**What is being asked**
From the first line of the data below through the line holding "cm = np.diag(diag)", output each line exactly and leave the pictures out.

--- Recorded data ---

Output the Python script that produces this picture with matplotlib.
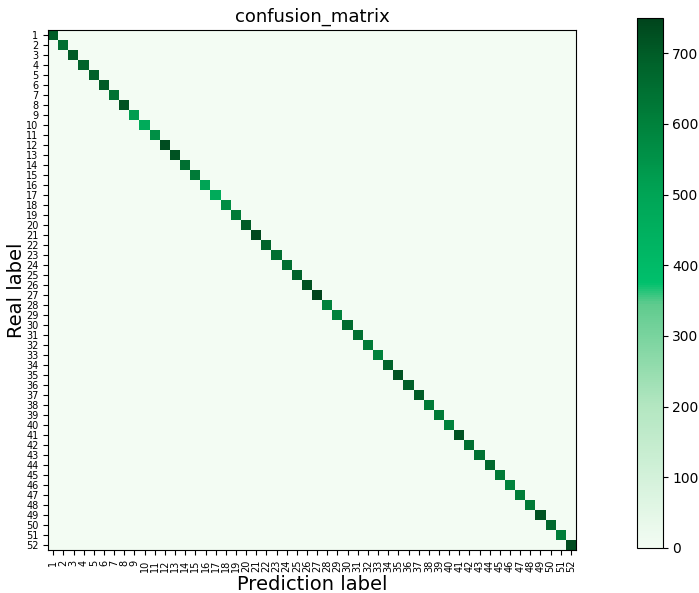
import matplotlib
matplotlib.use("Agg")
import matplotlib.pyplot as plt
import numpy as np
from matplotlib.colors import LinearSegmentedColormap

labels = [str(i) for i in range(1, 53)]
# counts on the diagonal (correct predictions), everything else is 0
diag = [700, 650, 700, 680, 690, 700, 640, 720, 520, 470,
        560, 730, 720, 650, 620, 500, 470, 570, 620, 700,
        740, 680, 650, 650, 680, 720, 750, 600, 600, 660,
        650, 620, 600, 680, 720, 690, 700, 620, 620, 600,
        720, 650, 640, 670, 620, 600, 610, 620, 720, 670,
        610, 730]

cm = np.diag(diag)

greens = LinearSegmentedColormap.from_list("greens", [
    (0.0, "#f3fcf3"),
    (0.27, "#b2e6c0"),
    (0.46, "#5fcb8e"),
    (0.50, "#00c06c"),
    (0.67, "#00a455"),
    (0.80, "#00823c"),
    (0.93, "#005e28"),
    (1.0, "#00441c"),
])

fig = plt.figure(figsize=(6.99, 5.93), dpi=100)
ax = fig.add_axes([0.069, 0.073, 0.755, 0.876])
cax = fig.add_axes([0.911, 0.076, 0.037, 0.894])

im = ax.imshow(cm, cmap=greens, interpolation="nearest", aspect="auto")
cb = fig.colorbar(im, cax=cax)
cb.set_ticks([0, 100, 200, 300, 400, 500, 600, 700])
cb.ax.tick_params(labelsize=10)

ax.set_xticks(np.arange(len(labels)))
ax.set_yticks(np.arange(len(labels)))
ax.set_xticklabels(labels, rotation=90, fontsize=7)
ax.set_yticklabels(labels, fontsize=7)
ax.set_title("confusion_matrix", fontsize=13)
ax.set_xlabel("Prediction label", fontsize=14, labelpad=2)
ax.set_ylabel("Real label", fontsize=14, labelpad=0)

fig.savefig("out.png", dpi=100)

---

**Answer below**
Output the Python script that produces this picture with matplotlib.
import matplotlib
matplotlib.use("Agg")
import matplotlib.pyplot as plt
import numpy as np
from matplotlib.colors import LinearSegmentedColormap

labels = [str(i) for i in range(1, 53)]
# counts on the diagonal (correct predictions), everything else is 0
diag = [700, 650, 700, 680, 690, 700, 640, 720, 520, 470,
        560, 730, 720, 650, 620, 500, 470, 570, 620, 700,
        740, 680, 650, 650, 680, 720, 750, 600, 600, 660,
        650, 620, 600, 680, 720, 690, 700, 620, 620, 600,
        720, 650, 640, 670, 620, 600, 610, 620, 720, 670,
        610, 730]

cm = np.diag(diag)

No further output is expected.